■ Records for this task:
** BEGIN **

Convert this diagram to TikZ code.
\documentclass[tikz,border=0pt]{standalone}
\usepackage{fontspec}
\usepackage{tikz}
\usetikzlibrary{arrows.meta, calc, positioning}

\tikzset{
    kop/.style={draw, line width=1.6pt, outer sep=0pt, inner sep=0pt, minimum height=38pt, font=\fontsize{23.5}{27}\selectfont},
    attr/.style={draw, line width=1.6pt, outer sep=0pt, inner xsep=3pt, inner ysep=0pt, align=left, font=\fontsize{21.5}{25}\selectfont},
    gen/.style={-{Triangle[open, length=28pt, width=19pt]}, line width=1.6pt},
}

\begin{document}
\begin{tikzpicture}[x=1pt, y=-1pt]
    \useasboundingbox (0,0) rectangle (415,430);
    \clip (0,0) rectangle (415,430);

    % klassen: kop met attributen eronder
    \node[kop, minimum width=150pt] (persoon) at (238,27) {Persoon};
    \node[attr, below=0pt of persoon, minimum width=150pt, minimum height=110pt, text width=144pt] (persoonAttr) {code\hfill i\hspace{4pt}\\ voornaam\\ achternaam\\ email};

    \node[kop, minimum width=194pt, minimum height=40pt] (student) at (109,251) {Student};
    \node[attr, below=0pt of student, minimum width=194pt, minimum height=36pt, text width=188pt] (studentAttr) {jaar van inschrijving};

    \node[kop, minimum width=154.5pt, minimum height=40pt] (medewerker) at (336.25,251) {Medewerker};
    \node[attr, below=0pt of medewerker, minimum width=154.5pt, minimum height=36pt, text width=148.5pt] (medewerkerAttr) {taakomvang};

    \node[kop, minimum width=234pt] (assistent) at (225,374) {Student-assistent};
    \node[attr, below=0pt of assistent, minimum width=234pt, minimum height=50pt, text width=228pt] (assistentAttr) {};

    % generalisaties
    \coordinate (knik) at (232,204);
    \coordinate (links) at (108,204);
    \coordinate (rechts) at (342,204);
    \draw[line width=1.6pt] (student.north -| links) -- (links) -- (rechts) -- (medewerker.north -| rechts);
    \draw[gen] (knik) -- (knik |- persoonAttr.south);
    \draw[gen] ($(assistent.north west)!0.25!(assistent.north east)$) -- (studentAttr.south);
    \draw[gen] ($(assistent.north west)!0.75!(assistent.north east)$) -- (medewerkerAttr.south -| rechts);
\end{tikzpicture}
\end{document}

** END **
** BEGIN **

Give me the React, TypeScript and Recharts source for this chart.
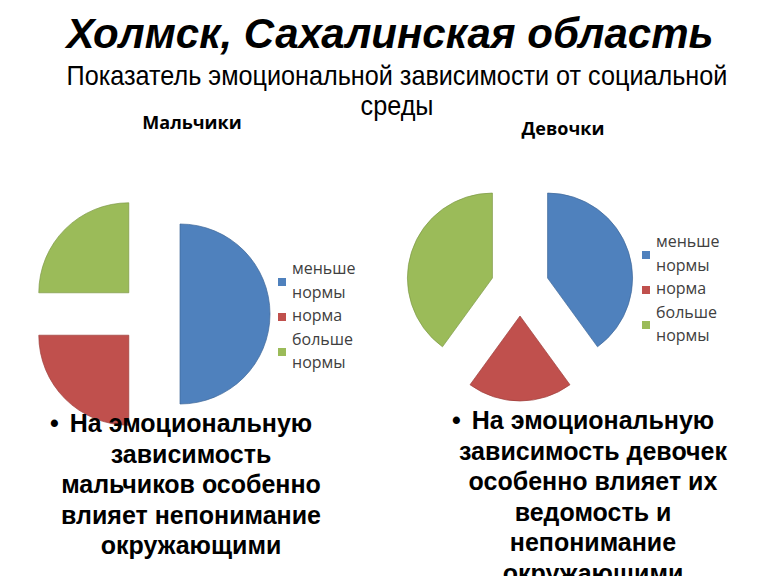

** END **
** BEGIN **

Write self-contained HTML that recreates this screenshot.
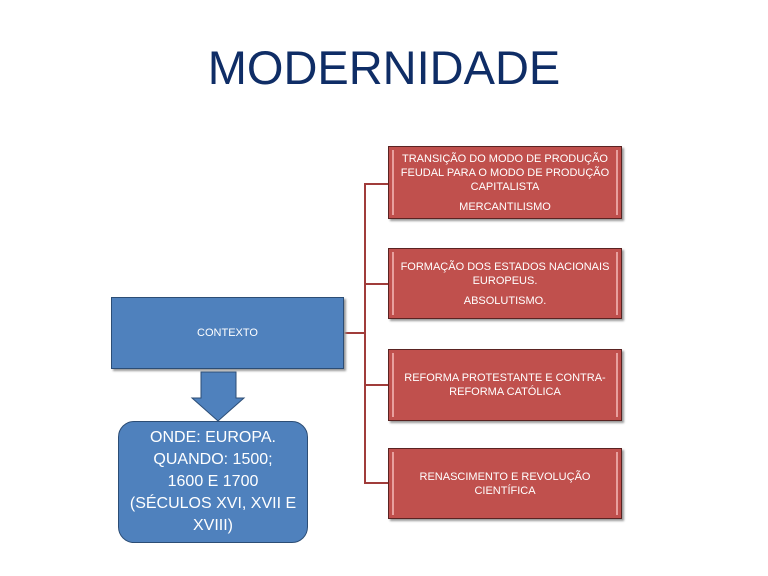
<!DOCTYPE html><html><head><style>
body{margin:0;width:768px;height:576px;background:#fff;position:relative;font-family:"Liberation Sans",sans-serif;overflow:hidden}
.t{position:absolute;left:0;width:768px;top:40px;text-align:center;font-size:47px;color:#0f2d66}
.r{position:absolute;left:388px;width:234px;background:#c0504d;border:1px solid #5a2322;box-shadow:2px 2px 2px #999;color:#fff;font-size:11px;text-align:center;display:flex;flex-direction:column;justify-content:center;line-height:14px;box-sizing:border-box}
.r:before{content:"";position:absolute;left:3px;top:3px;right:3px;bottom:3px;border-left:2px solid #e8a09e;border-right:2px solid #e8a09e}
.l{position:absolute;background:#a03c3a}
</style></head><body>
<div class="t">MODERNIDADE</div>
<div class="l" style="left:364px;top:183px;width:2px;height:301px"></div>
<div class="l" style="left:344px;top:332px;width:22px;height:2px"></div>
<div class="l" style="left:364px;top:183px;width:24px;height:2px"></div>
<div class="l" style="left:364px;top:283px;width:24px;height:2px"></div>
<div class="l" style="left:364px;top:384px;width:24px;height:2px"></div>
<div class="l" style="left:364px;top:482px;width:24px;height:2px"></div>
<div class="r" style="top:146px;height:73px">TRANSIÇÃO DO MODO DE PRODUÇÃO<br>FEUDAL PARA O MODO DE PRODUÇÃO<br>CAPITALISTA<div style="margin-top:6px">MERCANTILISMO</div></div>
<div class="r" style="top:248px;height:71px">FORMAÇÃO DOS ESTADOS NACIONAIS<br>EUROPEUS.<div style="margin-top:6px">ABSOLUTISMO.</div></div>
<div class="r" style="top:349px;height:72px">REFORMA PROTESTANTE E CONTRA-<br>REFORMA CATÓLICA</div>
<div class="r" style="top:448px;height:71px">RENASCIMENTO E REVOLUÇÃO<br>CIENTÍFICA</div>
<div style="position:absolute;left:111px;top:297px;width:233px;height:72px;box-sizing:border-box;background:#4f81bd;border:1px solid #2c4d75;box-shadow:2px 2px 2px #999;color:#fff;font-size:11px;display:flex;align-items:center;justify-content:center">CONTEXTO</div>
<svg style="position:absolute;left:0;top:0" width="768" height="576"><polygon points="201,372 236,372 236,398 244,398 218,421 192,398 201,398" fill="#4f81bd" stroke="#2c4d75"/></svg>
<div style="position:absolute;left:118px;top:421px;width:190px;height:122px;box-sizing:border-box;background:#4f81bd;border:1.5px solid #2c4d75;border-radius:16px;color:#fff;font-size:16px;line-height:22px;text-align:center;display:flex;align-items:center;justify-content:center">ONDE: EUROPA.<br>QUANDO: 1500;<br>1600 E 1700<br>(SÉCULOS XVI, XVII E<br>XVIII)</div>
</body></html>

** END **

■ Prompt:
The first line to be transcribed is the one containing "Convert this diagram to TikZ code.", and the last is the one containing "of student, minimum". Transcribe exactly those lines and nothing else.

■ Complete response:
Convert this diagram to TikZ code.
\documentclass[tikz,border=0pt]{standalone}
\usepackage{fontspec}
\usepackage{tikz}
\usetikzlibrary{arrows.meta, calc, positioning}

\tikzset{
    kop/.style={draw, line width=1.6pt, outer sep=0pt, inner sep=0pt, minimum height=38pt, font=\fontsize{23.5}{27}\selectfont},
    attr/.style={draw, line width=1.6pt, outer sep=0pt, inner xsep=3pt, inner ysep=0pt, align=left, font=\fontsize{21.5}{25}\selectfont},
    gen/.style={-{Triangle[open, length=28pt, width=19pt]}, line width=1.6pt},
}

\begin{document}
\begin{tikzpicture}[x=1pt, y=-1pt]
    \useasboundingbox (0,0) rectangle (415,430);
    \clip (0,0) rectangle (415,430);

    % klassen: kop met attributen eronder
    \node[kop, minimum width=150pt] (persoon) at (238,27) {Persoon};
    \node[attr, below=0pt of persoon, minimum width=150pt, minimum height=110pt, text width=144pt] (persoonAttr) {code\hfill i\hspace{4pt}\\ voornaam\\ achternaam\\ email};

    \node[kop, minimum width=194pt, minimum height=40pt] (student) at (109,251) {Student};
    \node[attr, below=0pt of student, minimum width=194pt, minimum height=36pt, text width=188pt] (studentAttr) {jaar van inschrijving};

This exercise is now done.